(Required work) Within the entries below, please return exactly the lines from the one with "Clone this chart in Altair." through the one with "import pandas as pd", leaving out any pictures.

(Records supplied)
## Begin
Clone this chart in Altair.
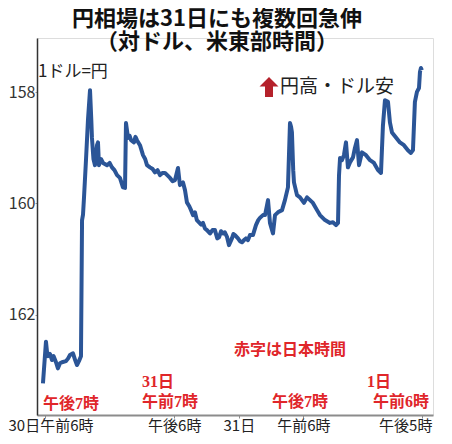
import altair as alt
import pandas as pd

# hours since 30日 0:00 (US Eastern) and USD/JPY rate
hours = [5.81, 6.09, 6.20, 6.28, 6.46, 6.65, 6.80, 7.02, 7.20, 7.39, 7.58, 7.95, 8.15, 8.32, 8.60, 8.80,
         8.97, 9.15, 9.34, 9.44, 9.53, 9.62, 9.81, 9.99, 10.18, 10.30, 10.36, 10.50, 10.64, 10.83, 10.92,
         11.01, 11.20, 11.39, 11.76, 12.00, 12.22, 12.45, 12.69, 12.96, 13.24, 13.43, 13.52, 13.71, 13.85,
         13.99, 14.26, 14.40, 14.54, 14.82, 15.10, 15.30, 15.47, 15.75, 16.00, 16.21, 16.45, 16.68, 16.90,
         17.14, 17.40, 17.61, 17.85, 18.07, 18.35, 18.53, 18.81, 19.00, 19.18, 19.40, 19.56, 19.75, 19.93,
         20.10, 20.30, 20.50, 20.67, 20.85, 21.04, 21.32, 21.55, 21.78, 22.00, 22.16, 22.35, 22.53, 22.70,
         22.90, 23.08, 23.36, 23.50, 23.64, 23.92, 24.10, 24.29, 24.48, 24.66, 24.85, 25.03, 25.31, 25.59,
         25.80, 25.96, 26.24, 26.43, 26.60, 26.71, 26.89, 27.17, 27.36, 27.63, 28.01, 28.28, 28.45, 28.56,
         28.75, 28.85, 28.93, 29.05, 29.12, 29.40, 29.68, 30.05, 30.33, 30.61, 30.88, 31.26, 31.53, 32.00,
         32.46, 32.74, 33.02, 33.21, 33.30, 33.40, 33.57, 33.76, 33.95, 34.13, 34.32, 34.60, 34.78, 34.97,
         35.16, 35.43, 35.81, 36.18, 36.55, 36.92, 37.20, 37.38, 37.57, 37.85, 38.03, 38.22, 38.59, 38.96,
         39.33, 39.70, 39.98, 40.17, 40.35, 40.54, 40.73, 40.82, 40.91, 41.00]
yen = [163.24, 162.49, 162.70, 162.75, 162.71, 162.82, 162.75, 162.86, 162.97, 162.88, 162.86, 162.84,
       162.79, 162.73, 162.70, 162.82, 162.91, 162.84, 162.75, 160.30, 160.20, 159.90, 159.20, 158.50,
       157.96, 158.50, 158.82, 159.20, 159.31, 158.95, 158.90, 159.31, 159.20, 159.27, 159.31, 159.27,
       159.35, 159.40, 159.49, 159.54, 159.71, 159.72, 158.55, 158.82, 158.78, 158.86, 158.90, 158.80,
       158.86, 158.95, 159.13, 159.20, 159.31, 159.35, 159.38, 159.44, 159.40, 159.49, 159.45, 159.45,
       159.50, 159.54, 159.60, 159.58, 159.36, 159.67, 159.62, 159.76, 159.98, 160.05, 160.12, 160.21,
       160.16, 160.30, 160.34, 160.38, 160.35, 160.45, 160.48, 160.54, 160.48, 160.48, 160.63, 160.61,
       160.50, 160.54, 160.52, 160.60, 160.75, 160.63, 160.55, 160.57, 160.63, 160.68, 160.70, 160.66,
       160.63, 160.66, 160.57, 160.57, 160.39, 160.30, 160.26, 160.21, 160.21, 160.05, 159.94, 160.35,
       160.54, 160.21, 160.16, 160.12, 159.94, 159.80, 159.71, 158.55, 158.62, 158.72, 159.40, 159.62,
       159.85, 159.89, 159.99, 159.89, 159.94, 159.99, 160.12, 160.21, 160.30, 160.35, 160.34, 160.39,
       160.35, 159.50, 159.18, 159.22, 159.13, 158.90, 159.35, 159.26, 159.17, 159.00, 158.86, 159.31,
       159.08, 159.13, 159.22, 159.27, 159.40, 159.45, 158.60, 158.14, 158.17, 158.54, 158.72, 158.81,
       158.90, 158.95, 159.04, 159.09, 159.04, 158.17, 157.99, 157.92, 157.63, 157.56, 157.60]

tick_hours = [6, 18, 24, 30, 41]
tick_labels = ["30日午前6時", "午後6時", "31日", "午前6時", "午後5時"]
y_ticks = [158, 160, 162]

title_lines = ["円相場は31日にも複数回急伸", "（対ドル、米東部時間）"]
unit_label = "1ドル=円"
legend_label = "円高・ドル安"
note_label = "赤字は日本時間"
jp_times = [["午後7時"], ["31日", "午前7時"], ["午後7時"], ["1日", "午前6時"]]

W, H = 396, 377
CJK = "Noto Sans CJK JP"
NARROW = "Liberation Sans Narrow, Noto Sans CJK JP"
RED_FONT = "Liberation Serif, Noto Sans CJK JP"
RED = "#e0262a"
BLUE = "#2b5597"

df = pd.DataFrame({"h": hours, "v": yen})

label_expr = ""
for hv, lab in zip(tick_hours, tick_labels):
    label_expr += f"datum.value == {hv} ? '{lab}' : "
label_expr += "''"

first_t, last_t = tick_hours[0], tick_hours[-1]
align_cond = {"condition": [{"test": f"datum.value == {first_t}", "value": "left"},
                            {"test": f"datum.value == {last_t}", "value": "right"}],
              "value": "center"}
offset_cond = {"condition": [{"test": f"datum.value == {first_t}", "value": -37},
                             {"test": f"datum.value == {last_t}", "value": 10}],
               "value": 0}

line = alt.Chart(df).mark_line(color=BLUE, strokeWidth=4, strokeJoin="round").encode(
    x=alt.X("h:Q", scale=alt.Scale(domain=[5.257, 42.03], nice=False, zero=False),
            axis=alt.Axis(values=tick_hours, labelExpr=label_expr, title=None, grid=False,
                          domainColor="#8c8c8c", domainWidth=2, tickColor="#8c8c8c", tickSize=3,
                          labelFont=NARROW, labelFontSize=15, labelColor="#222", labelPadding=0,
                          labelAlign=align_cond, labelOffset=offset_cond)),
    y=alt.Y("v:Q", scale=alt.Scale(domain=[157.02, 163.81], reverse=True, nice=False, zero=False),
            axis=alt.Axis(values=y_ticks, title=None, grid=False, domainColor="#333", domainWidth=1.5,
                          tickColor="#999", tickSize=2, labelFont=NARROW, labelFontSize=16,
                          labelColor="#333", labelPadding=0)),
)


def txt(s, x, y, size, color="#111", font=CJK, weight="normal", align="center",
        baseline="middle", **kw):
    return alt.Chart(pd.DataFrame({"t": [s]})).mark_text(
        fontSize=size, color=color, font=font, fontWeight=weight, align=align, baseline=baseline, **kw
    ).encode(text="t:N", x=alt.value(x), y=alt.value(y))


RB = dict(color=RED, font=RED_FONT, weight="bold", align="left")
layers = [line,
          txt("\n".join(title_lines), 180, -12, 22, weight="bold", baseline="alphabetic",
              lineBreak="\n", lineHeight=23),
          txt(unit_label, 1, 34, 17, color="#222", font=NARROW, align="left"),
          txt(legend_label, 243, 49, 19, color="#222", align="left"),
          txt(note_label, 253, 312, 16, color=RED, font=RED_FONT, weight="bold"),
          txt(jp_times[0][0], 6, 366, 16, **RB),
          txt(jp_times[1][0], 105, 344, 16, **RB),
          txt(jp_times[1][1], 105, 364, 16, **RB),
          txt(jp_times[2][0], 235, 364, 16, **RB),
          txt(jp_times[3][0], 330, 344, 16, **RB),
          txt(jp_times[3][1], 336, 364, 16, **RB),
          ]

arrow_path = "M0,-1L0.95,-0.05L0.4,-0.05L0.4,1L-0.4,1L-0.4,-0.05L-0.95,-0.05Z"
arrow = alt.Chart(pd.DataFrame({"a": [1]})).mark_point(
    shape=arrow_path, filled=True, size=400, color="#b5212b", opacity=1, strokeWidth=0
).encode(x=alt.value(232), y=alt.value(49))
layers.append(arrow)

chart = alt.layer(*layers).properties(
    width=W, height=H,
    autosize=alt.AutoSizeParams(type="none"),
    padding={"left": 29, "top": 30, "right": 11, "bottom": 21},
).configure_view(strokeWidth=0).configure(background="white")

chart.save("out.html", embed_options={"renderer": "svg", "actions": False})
## End
## Begin
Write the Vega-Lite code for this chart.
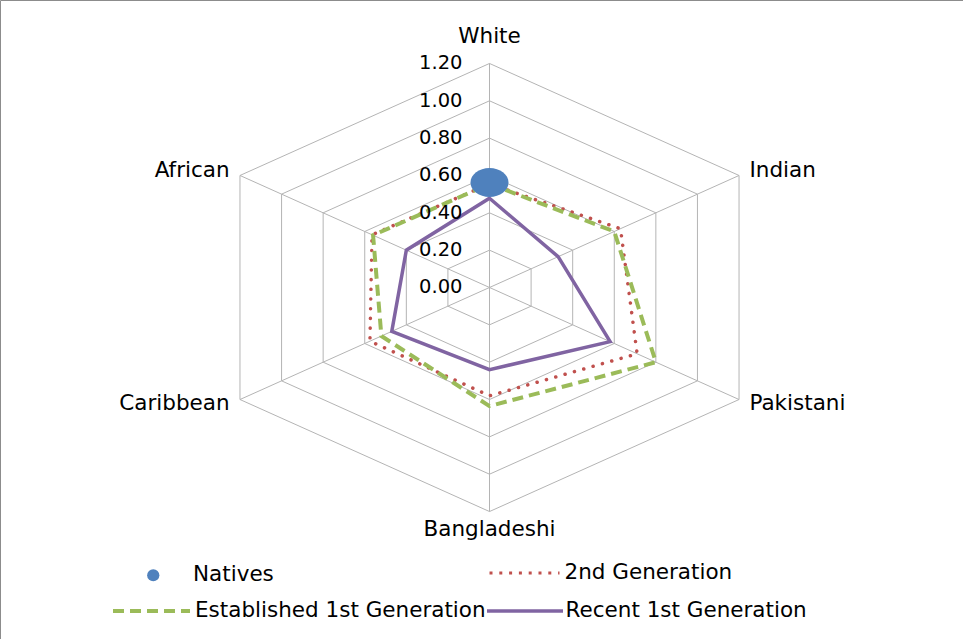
## End
## Begin
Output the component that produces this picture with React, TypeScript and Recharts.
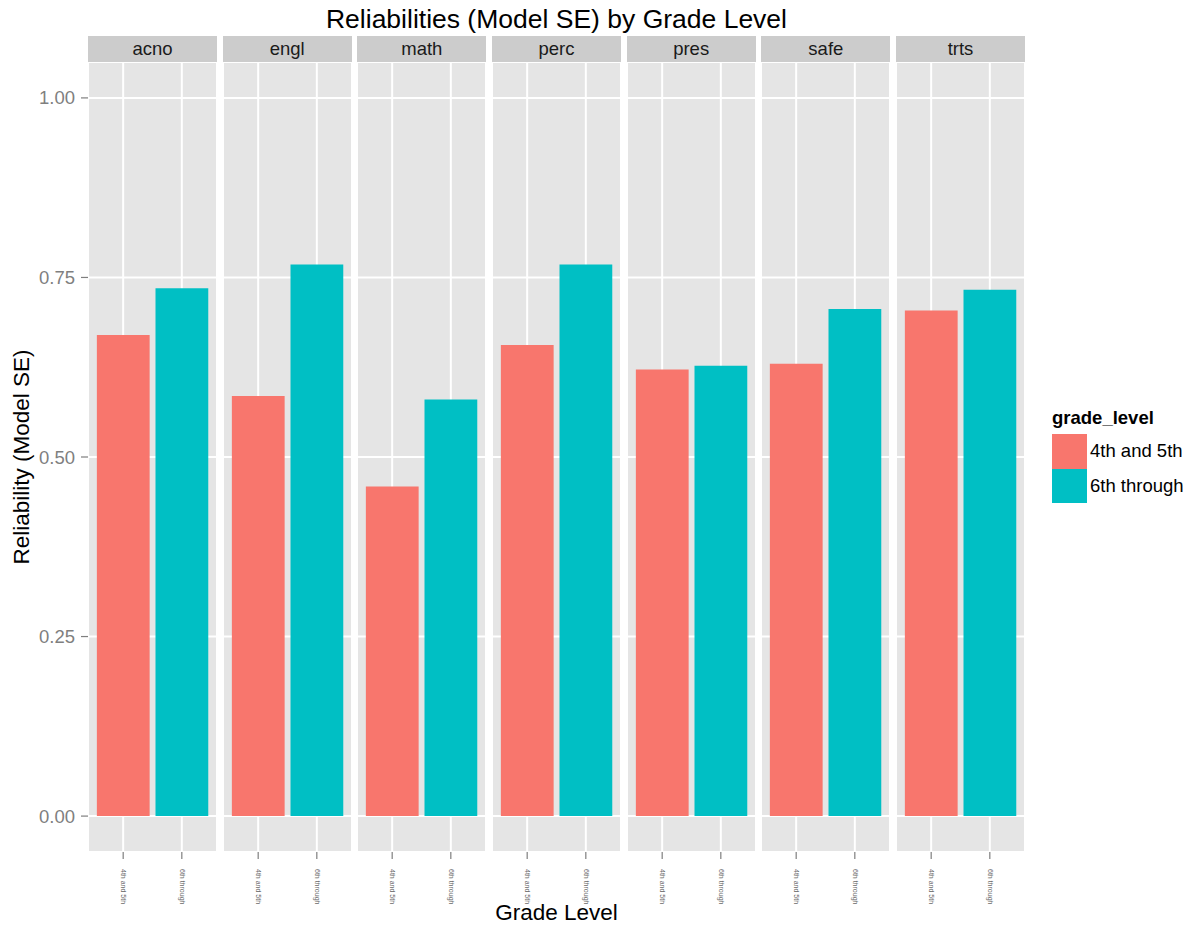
## End
(Expected answer)
Clone this chart in Altair.
import altair as alt
import pandas as pd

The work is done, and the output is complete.